## begin

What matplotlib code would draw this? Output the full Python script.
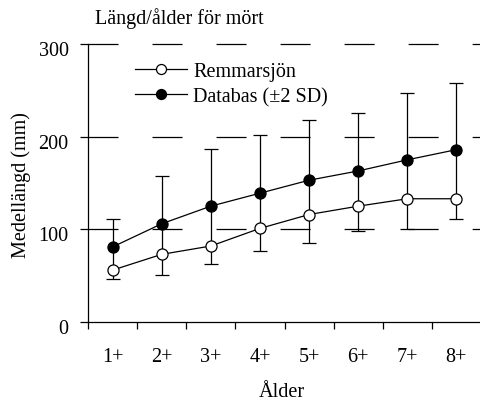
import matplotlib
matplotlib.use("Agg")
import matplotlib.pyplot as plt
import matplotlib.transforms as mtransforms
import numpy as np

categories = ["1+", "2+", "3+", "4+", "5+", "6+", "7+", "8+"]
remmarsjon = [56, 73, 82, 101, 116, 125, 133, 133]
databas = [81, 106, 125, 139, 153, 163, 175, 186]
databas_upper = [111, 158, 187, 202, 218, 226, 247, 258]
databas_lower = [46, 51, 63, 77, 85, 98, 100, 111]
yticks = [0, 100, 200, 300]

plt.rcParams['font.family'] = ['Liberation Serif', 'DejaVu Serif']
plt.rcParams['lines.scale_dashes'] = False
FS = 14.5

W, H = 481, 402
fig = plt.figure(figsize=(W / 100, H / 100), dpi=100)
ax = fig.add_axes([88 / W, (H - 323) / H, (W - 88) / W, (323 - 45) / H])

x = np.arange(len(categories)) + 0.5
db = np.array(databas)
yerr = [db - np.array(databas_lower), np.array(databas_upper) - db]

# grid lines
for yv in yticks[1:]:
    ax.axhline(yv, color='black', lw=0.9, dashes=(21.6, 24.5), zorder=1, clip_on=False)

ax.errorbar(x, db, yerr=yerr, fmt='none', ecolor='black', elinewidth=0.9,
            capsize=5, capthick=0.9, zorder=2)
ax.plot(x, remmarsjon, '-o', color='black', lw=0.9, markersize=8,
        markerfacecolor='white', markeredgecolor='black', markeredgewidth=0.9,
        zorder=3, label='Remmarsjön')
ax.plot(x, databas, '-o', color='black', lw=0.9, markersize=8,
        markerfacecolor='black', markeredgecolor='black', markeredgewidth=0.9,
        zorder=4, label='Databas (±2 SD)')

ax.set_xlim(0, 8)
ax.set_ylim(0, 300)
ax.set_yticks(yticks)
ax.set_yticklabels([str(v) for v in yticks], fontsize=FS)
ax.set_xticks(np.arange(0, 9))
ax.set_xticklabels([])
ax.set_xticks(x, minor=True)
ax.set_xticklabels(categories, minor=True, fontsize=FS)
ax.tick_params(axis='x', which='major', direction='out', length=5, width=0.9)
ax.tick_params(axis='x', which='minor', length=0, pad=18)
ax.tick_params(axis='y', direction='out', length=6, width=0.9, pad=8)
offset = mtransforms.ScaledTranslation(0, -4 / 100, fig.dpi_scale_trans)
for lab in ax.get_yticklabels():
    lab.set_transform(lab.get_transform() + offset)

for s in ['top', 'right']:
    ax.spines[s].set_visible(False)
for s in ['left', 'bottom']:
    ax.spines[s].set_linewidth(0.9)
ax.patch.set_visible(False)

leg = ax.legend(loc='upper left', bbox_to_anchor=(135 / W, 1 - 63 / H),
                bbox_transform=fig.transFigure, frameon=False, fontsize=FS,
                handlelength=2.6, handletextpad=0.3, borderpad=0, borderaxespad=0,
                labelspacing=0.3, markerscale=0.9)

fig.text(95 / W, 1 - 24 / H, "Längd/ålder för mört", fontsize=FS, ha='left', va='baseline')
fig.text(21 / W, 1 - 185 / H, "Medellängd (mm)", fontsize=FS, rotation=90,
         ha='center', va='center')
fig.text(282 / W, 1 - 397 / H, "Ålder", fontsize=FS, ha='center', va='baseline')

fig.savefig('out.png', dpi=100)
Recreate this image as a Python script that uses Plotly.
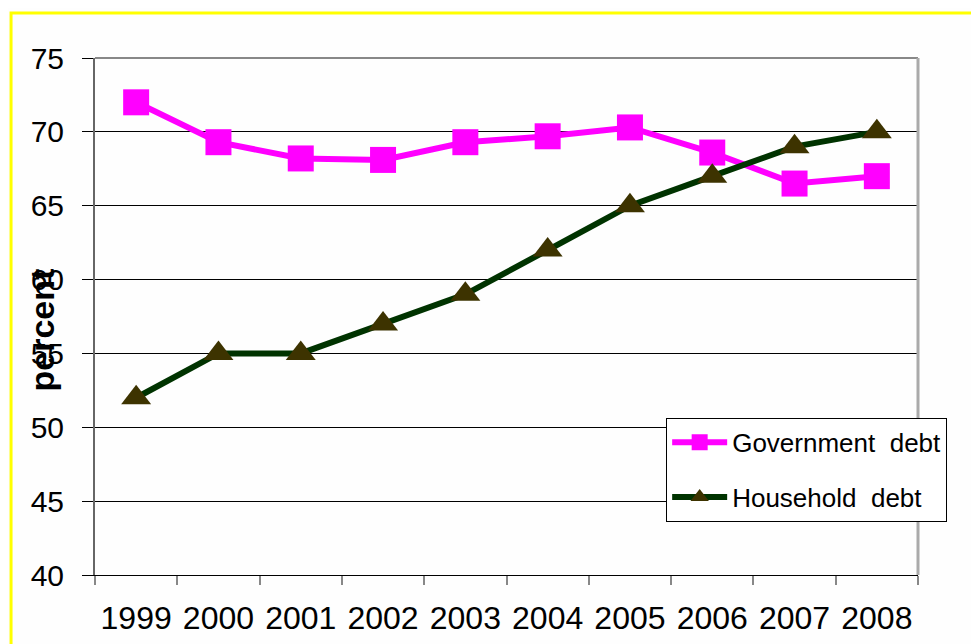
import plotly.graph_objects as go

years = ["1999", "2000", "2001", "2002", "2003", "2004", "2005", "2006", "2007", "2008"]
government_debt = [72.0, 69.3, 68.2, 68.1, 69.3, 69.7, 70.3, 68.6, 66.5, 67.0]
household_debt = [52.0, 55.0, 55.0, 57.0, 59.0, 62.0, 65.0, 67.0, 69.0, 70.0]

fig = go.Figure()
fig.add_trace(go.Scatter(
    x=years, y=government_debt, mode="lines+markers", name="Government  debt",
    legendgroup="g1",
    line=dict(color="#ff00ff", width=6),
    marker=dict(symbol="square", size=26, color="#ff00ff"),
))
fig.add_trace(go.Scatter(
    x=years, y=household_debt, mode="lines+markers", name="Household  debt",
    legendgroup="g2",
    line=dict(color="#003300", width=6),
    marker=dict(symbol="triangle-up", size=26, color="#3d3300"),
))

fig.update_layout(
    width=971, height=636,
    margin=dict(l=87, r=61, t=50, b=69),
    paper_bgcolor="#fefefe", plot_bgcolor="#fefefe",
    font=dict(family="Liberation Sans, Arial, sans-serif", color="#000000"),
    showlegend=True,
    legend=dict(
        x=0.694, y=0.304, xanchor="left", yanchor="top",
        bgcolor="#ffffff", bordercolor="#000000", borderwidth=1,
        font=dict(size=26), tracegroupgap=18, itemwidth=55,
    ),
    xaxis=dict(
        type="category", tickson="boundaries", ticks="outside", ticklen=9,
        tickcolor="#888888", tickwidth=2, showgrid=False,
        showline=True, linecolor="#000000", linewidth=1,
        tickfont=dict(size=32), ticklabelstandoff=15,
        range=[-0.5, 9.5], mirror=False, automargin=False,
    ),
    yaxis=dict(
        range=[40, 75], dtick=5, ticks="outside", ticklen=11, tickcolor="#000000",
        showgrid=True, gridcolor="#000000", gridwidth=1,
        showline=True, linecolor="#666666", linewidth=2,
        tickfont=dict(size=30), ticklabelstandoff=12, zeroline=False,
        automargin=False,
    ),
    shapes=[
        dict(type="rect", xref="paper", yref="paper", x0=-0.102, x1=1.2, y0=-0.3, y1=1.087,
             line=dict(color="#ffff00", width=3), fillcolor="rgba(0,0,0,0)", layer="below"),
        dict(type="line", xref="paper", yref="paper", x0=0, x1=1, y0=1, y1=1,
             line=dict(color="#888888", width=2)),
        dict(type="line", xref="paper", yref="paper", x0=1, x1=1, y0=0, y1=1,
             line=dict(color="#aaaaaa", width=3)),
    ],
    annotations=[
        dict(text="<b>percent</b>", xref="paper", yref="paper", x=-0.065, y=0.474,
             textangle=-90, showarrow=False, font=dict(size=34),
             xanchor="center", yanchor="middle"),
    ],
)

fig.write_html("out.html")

## end

◆ Task goal:
Return, please, the exact lines from the beginning of the entries above through the line containing "import numpy as np", both included; pictures are left out.

◆ Result for this exercise:
What matplotlib code would draw this? Output the full Python script.
import matplotlib
matplotlib.use("Agg")
import matplotlib.pyplot as plt
import matplotlib.transforms as mtransforms
import numpy as np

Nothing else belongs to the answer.